> **WRITTEN INSTRUCTION**
Retype the lines beneath this one, from the first through the line containing "0.61e17, 0.47e17, 0.35e17, 0.23e17]". Pictures are left out.

> **DATASET SECTION**
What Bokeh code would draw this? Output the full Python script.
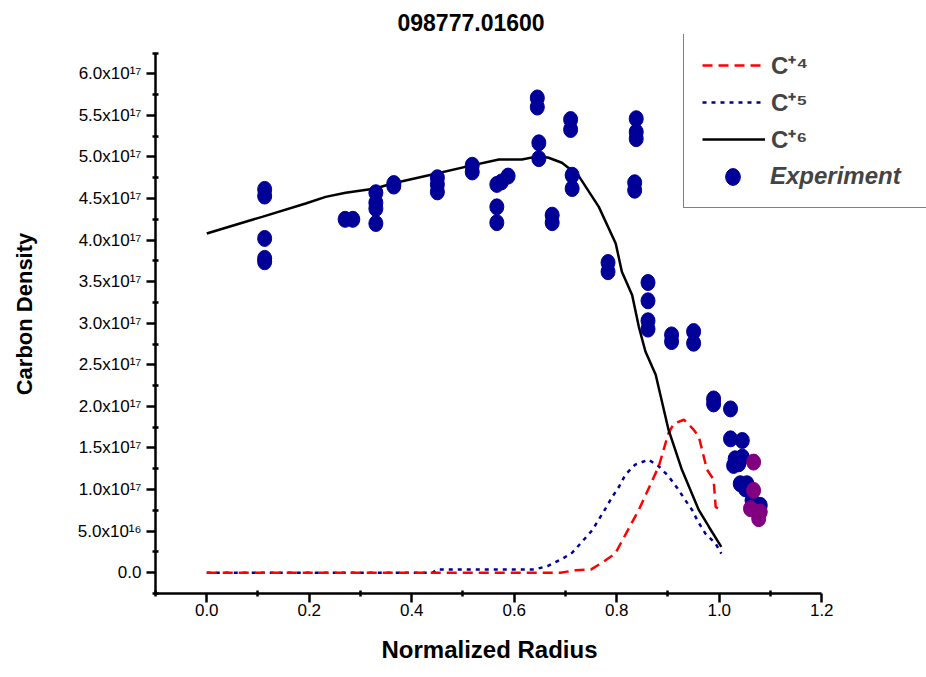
from bokeh.plotting import figure
from bokeh.models import Range1d, FixedTicker, Legend, LegendItem, Title
from bokeh.embed import file_html
from bokeh.resources import INLINE

FONT = "Liberation Sans"
NAVY = "#000099"
PURPLE = "#800080"

title_text = "098777.01600"
x_axis_label = "Normalized Radius"
y_axis_label = "Carbon Density"

x_tick_values = [0.0, 0.2, 0.4, 0.6, 0.8, 1.0, 1.2]
x_tick_labels = ["0.0", "0.2", "0.4", "0.6", "0.8", "1.0", "1.2"]
x_minor_values = [-0.1, 0.1, 0.3, 0.5, 0.7, 0.9, 1.1]
y_tick_values = [0.0, 5.0e16, 1.0e17, 1.5e17, 2.0e17, 2.5e17, 3.0e17,
                 3.5e17, 4.0e17, 4.5e17, 5.0e17, 5.5e17, 6.0e17]
y_tick_labels = ["0.0", "5.0x10\u00b9\u2076", "1.0x10\u00b9\u2077", "1.5x10\u00b9\u2077",
                 "2.0x10\u00b9\u2077", "2.5x10\u00b9\u2077", "3.0x10\u00b9\u2077",
                 "3.5x10\u00b9\u2077", "4.0x10\u00b9\u2077", "4.5x10\u00b9\u2077",
                 "5.0x10\u00b9\u2077", "5.5x10\u00b9\u2077", "6.0x10\u00b9\u2077"]
y_minor_values = [-2.5e16, 2.5e16, 7.5e16, 1.25e17, 1.75e17, 2.25e17, 2.75e17,
                  3.25e17, 3.75e17, 4.25e17, 4.75e17, 5.25e17, 5.75e17, 6.25e17]

series_labels = ["C\u207a\u2074", "C\u207a\u2075", "C\u207a\u2076", "Experiment"]

# C+4 (red dashed)
c4_x = [0.0, 0.69, 0.72, 0.75, 0.771, 0.797, 0.843, 0.882, 0.901, 0.911,
        0.931, 0.950, 0.960, 0.976, 0.989, 0.993, 1.005]
c4_y = [0.0, 0.0, 0.03e17, 0.04e17, 0.12e17, 0.23e17, 0.755e17, 1.28e17, 1.68e17, 1.79e17,
        1.84e17, 1.72e17, 1.64e17, 1.24e17, 1.12e17, 0.79e17, 0.755e17]

# C+5 (navy dotted)
c5_x = [0.0, 0.44, 0.45, 0.64, 0.665, 0.693, 0.713, 0.732, 0.752, 0.765, 0.778,
        0.791, 0.804, 0.817, 0.836, 0.862, 0.882, 0.901, 0.918, 0.934, 0.947,
        0.959, 0.973, 0.993, 1.004]
c5_y = [0.0, 0.0, 0.04e17, 0.04e17, 0.08e17, 0.165e17, 0.24e17, 0.37e17, 0.51e17, 0.64e17, 0.77e17,
        0.91e17, 1.03e17, 1.18e17, 1.30e17, 1.36e17, 1.28e17, 1.16e17, 1.02e17, 0.87e17, 0.755e17,
        0.61e17, 0.47e17, 0.35e17, 0.23e17]

# C+6 (black solid)
c6_x = [0.0, 0.108, 0.193, 0.232, 0.271, 0.329, 0.362, 0.44, 0.511, 0.57, 0.615,
        0.648, 0.667, 0.693, 0.726, 0.765, 0.798, 0.81, 0.83, 0.843, 0.856, 0.876,
        0.901, 0.927, 0.96, 0.98, 1.004]
c6_y = [4.08e17, 4.28e17, 4.44e17, 4.52e17, 4.57e17, 4.62e17, 4.68e17, 4.79e17, 4.89e17, 4.97e17, 4.97e17,
        5.01e17, 4.99e17, 4.93e17, 4.77e17, 4.40e17, 3.96e17, 3.62e17, 3.34e17, 2.96e17, 2.66e17, 2.38e17,
        1.72e17, 1.24e17, 0.755e17, 0.55e17, 0.31e17]

# Experiment (navy points)
exp_x = [0.113, 0.113, 0.113, 0.113, 0.113, 0.27, 0.285, 0.33, 0.33, 0.33, 0.33,
         0.365, 0.365, 0.45, 0.45, 0.45, 0.518, 0.518, 0.566, 0.566, 0.566, 0.575, 0.588,
         0.645, 0.645, 0.648, 0.648, 0.674, 0.674, 0.710, 0.710, 0.713, 0.713,
         0.783, 0.783, 0.838, 0.838, 0.838, 0.835, 0.835, 0.861, 0.861, 0.861, 0.861,
         0.907, 0.907, 0.950, 0.950, 0.989, 0.989, 1.022, 1.022, 1.045,
         1.031, 1.038, 1.028, 1.045, 1.041, 1.054, 1.051, 1.064, 1.080]
exp_y = [4.61e17, 4.53e17, 4.02e17, 3.78e17, 3.74e17, 4.25e17, 4.25e17, 4.57e17, 4.45e17, 4.38e17, 4.20e17,
         4.68e17, 4.65e17, 4.75e17, 4.67e17, 4.58e17, 4.90e17, 4.82e17, 4.67e17, 4.40e17, 4.21e17, 4.70e17, 4.77e17,
         5.71e17, 5.60e17, 5.17e17, 4.98e17, 4.30e17, 4.21e17, 5.45e17, 5.33e17, 4.78e17, 4.62e17,
         3.73e17, 3.62e17, 5.46e17, 5.30e17, 5.22e17, 4.69e17, 4.60e17, 3.49e17, 3.27e17, 3.03e17, 2.93e17,
         2.86e17, 2.78e17, 2.90e17, 2.76e17, 2.09e17, 2.03e17, 1.97e17, 1.61e17, 1.59e17,
         1.37e17, 1.31e17, 1.29e17, 1.39e17, 1.07e17, 1.07e17, 1.01e17, 0.87e17, 0.81e17]

# Experiment (purple points)
exp2_x = [1.067, 1.067, 1.061, 1.080, 1.077]
exp2_y = [1.33e17, 0.99e17, 0.77e17, 0.73e17, 0.65e17]

p = figure(width=926, height=677,
           x_range=Range1d(-0.1, 1.4044), y_range=Range1d(-2.5e16, 6.4728e17),
           output_backend="svg", toolbar_location=None,
           min_border_left=155, min_border_right=0,
           min_border_bottom=84, min_border_top=34)
p.outline_line_color = None
p.xgrid.visible = False
p.ygrid.visible = False
p.background_fill_color = "white"
p.border_fill_color = "white"

p.title.text = title_text
p.title.text_font = FONT
p.title.text_font_size = "23px"
p.title.text_font_style = "bold"
p.title.text_color = "black"
p.title.align = "left"
p.title.offset = 242
p.title.standoff = 7

xa = p.xaxis[0]
ya = p.yaxis[0]
xa.ticker = FixedTicker(ticks=x_tick_values, minor_ticks=x_minor_values)
ya.ticker = FixedTicker(ticks=y_tick_values, minor_ticks=y_minor_values)
xa.major_label_overrides = dict(zip(x_tick_values, x_tick_labels))
ya.major_label_overrides = dict(zip(y_tick_values, y_tick_labels))
xa.bounds = (-0.1, 1.2)
ya.bounds = (-2.5e16, 6.25e17)
ya.axis_label = y_axis_label
for ax in (xa, ya):
    ax.axis_line_width = 2.5
    ax.axis_line_color = "black"
    ax.major_tick_line_width = 2.5
    ax.minor_tick_line_width = 2.5
    ax.major_tick_line_color = "black"
    ax.minor_tick_line_color = "black"
    ax.major_tick_out = 9
    ax.major_tick_in = 0
    ax.minor_tick_out = 3
    ax.minor_tick_in = 3
    ax.major_label_text_font = FONT
    ax.major_label_text_font_size = "17px"
    ax.major_label_text_color = "black"
    ax.axis_label_text_font = FONT
    ax.axis_label_text_font_size = "22px"
    ax.axis_label_text_font_style = "bold"
    ax.axis_label_text_color = "black"
xa.major_label_standoff = 1
ya.major_label_standoff = 5
ya.axis_label_standoff = 38

# x axis title, centred under the drawn axis (-0.1 .. 1.2)
xtitle = Title(text=x_axis_label, align="left", offset=226, standoff=30,
               text_font=FONT, text_font_size="24px", text_font_style="bold",
               text_color="black")
p.add_layout(xtitle, "below")

r5 = p.line(c5_x, c5_y, line_color=NAVY, line_width=2.5, line_dash="4 5")
r4 = p.line(c4_x, c4_y, line_color="red", line_width=2.5, line_dash="10 6")
r6 = p.line(c6_x, c6_y, line_color="black", line_width=2.5)
r_exp = p.ellipse(exp_x, exp_y, width=14, height=16, width_units="screen", height_units="screen",
                  fill_color=NAVY, line_color=NAVY)
p.ellipse(exp2_x, exp2_y, width=14, height=16, width_units="screen", height_units="screen",
          fill_color=PURPLE, line_color=PURPLE)

# legend-only placeholder glyph (no data)
r_blank = p.scatter(x=[], y=[], size=1, fill_alpha=0, line_alpha=0)

legA = Legend(items=[LegendItem(label=series_labels[0], renderers=[r4]),
                     LegendItem(label=series_labels[1], renderers=[r5]),
                     LegendItem(label=series_labels[2], renderers=[r6]),
                     LegendItem(label=" ", renderers=[r_blank])],
              location=(528, 385), padding=18, spacing=4, margin=0,
              glyph_width=63, glyph_height=30, label_standoff=6, label_width=137,
              label_text_font=FONT, label_text_font_size="24px", label_text_font_style="bold",
              border_line_color="black", border_line_width=1.5,
              background_fill_color="white", background_fill_alpha=1.0)
legB = Legend(items=[LegendItem(label=series_labels[3], renderers=[r_exp], index=0)],
              location=(528, 385), padding=18, spacing=0, margin=0,
              glyph_width=63, glyph_height=21, label_standoff=6, label_width=137,
              label_text_font=FONT, label_text_font_size="24px", label_text_font_style="bold italic",
              border_line_alpha=0, background_fill_alpha=0)
p.add_layout(legA, "center")
p.add_layout(legB, "center")

open("out.html", "w").write(file_html(p, INLINE))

> **REPLY TO THE TASK**
What Bokeh code would draw this? Output the full Python script.
from bokeh.plotting import figure
from bokeh.models import Range1d, FixedTicker, Legend, LegendItem, Title
from bokeh.embed import file_html
from bokeh.resources import INLINE

FONT = "Liberation Sans"
NAVY = "#000099"
PURPLE = "#800080"

title_text = "098777.01600"
x_axis_label = "Normalized Radius"
y_axis_label = "Carbon Density"

x_tick_values = [0.0, 0.2, 0.4, 0.6, 0.8, 1.0, 1.2]
x_tick_labels = ["0.0", "0.2", "0.4", "0.6", "0.8", "1.0", "1.2"]
x_minor_values = [-0.1, 0.1, 0.3, 0.5, 0.7, 0.9, 1.1]
y_tick_values = [0.0, 5.0e16, 1.0e17, 1.5e17, 2.0e17, 2.5e17, 3.0e17,
                 3.5e17, 4.0e17, 4.5e17, 5.0e17, 5.5e17, 6.0e17]
y_tick_labels = ["0.0", "5.0x10\u00b9\u2076", "1.0x10\u00b9\u2077", "1.5x10\u00b9\u2077",
                 "2.0x10\u00b9\u2077", "2.5x10\u00b9\u2077", "3.0x10\u00b9\u2077",
                 "3.5x10\u00b9\u2077", "4.0x10\u00b9\u2077", "4.5x10\u00b9\u2077",
                 "5.0x10\u00b9\u2077", "5.5x10\u00b9\u2077", "6.0x10\u00b9\u2077"]
y_minor_values = [-2.5e16, 2.5e16, 7.5e16, 1.25e17, 1.75e17, 2.25e17, 2.75e17,
                  3.25e17, 3.75e17, 4.25e17, 4.75e17, 5.25e17, 5.75e17, 6.25e17]

series_labels = ["C\u207a\u2074", "C\u207a\u2075", "C\u207a\u2076", "Experiment"]

# C+4 (red dashed)
c4_x = [0.0, 0.69, 0.72, 0.75, 0.771, 0.797, 0.843, 0.882, 0.901, 0.911,
        0.931, 0.950, 0.960, 0.976, 0.989, 0.993, 1.005]
c4_y = [0.0, 0.0, 0.03e17, 0.04e17, 0.12e17, 0.23e17, 0.755e17, 1.28e17, 1.68e17, 1.79e17,
        1.84e17, 1.72e17, 1.64e17, 1.24e17, 1.12e17, 0.79e17, 0.755e17]

# C+5 (navy dotted)
c5_x = [0.0, 0.44, 0.45, 0.64, 0.665, 0.693, 0.713, 0.732, 0.752, 0.765, 0.778,
        0.791, 0.804, 0.817, 0.836, 0.862, 0.882, 0.901, 0.918, 0.934, 0.947,
        0.959, 0.973, 0.993, 1.004]
c5_y = [0.0, 0.0, 0.04e17, 0.04e17, 0.08e17, 0.165e17, 0.24e17, 0.37e17, 0.51e17, 0.64e17, 0.77e17,
        0.91e17, 1.03e17, 1.18e17, 1.30e17, 1.36e17, 1.28e17, 1.16e17, 1.02e17, 0.87e17, 0.755e17,
        0.61e17, 0.47e17, 0.35e17, 0.23e17]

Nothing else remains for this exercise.